Le principal inconvénient des algorithmes à clé publique est leur grande lenteur par rapport aux algorithmes à clé secrète. RSA est par exemple au moins 100 fois plus lent que AES. Pour sécuriser une communication, l'idée de TLS est donc d'utiliser un algorithme à clé publique pour échanger un nombre aléatoire qui sert ensuite de clé secrète pour un algorithme de chiffrement symétrique de la communication.

Etablissement de la communication HTTPS entre un poste client et un serveur Etablissement de la communication HTTPS entre un poste client et un serveur

  1. Le client — un navigateur Web — envoie un message initial (nommé « hello ») à un serveur — par exemple Wikipédia — et demande une connexion sécurisée, précisant les méthodes de chiffrement qu'il accepte : RSA ou Diffie-Hellman.

  2. Le serveur répond en communiquant :

    − une méthode de chiffrement choisie parmi la liste reçue,

    − un certificat signé par une autorité de certification (AC) contenant sa clé publique.

  3. Le client vérifie que le certificat reçu a bien été signé par une autorité de certification en laquelle il fait confiance en le déchiffrant avec la clé publique de cette autorité de certification. Cette étape garantit qu'il a bien reçu la clé du serveur en question et qu'il n'est pas victime d'une attaque de l'homme du milieu.

  4. Le client chiffre avec la clé publique publique du serveur, ou avec un secret partagé Diffie-Hellman, une clé de chiffrement symétrique pour la session qu'il envoie au serveur.

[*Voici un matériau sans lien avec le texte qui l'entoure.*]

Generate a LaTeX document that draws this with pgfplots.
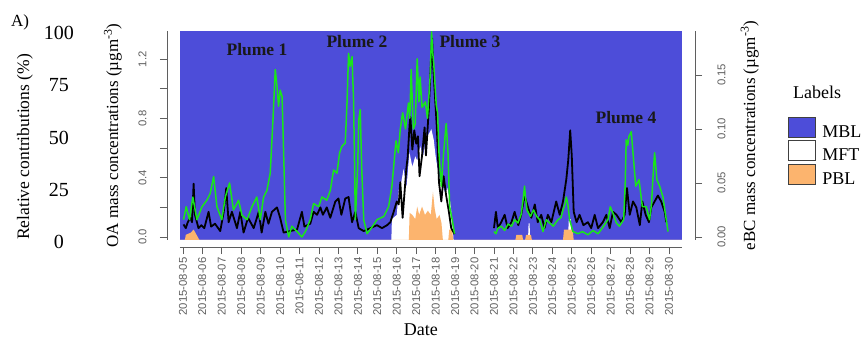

  5. A ce stade, le client et le serveur se sont reconnus, ont choisi une méthode de chiffrement et se sont échangés une clé secrète de chiffrement symétrique : ils peuvent communiquer d'une manière sécurisée garantissant la confidentialité et l'intégrité des communications ainsi que l'authenticité de leur correspondant.

Sur Firefox par exemple on peut voir les détails d'un certificat et le chiffrement utilisé en cliquant sur le cadenas.

Certificat de la page wikipedia sur Firefox

On peut obtenir des informations similaires avec les autres navigateurs.

Le bouton "View Certificate" permet d'obtenir les détails sur l'Autorité de Certification et le certificat utilisé. Détails de l'autorité de certification de page wikipedia

  1. L'autorité de certification, ici Digicert, qui atteste, au moyen d'un certificat numérique, que l'entité est bien qui elle prétend être.

  2. Les dates de validité du certificat.

  3. La clé publique du site Web, c'est-à-dire celle qui sera utilisée par le navigateur pour chiffrer la communication initiale ainsi que l'algorithme de chiffrement, ici Elliptic Curve.

Le certificat est signé (chiffré) avec la clé privée de l'autorité de certification. Il suffira au navigateur de le déchiffrer avec la clé publique racine dont il dispose pour vérifier l'authenticité du site Web.


  1. coder désigne la représentation des données dans un certain format, par exemple coder un entier en binaire, ou décoder un code ASCII. 

  2. Alice et Bob forment le couple le plus connu du monde de la cryptographie 

  3. En cryptographie le nom de Ève, pour eavedropper (oreille indiscrète), est souvent choisi pour désigner l'homme du milieu.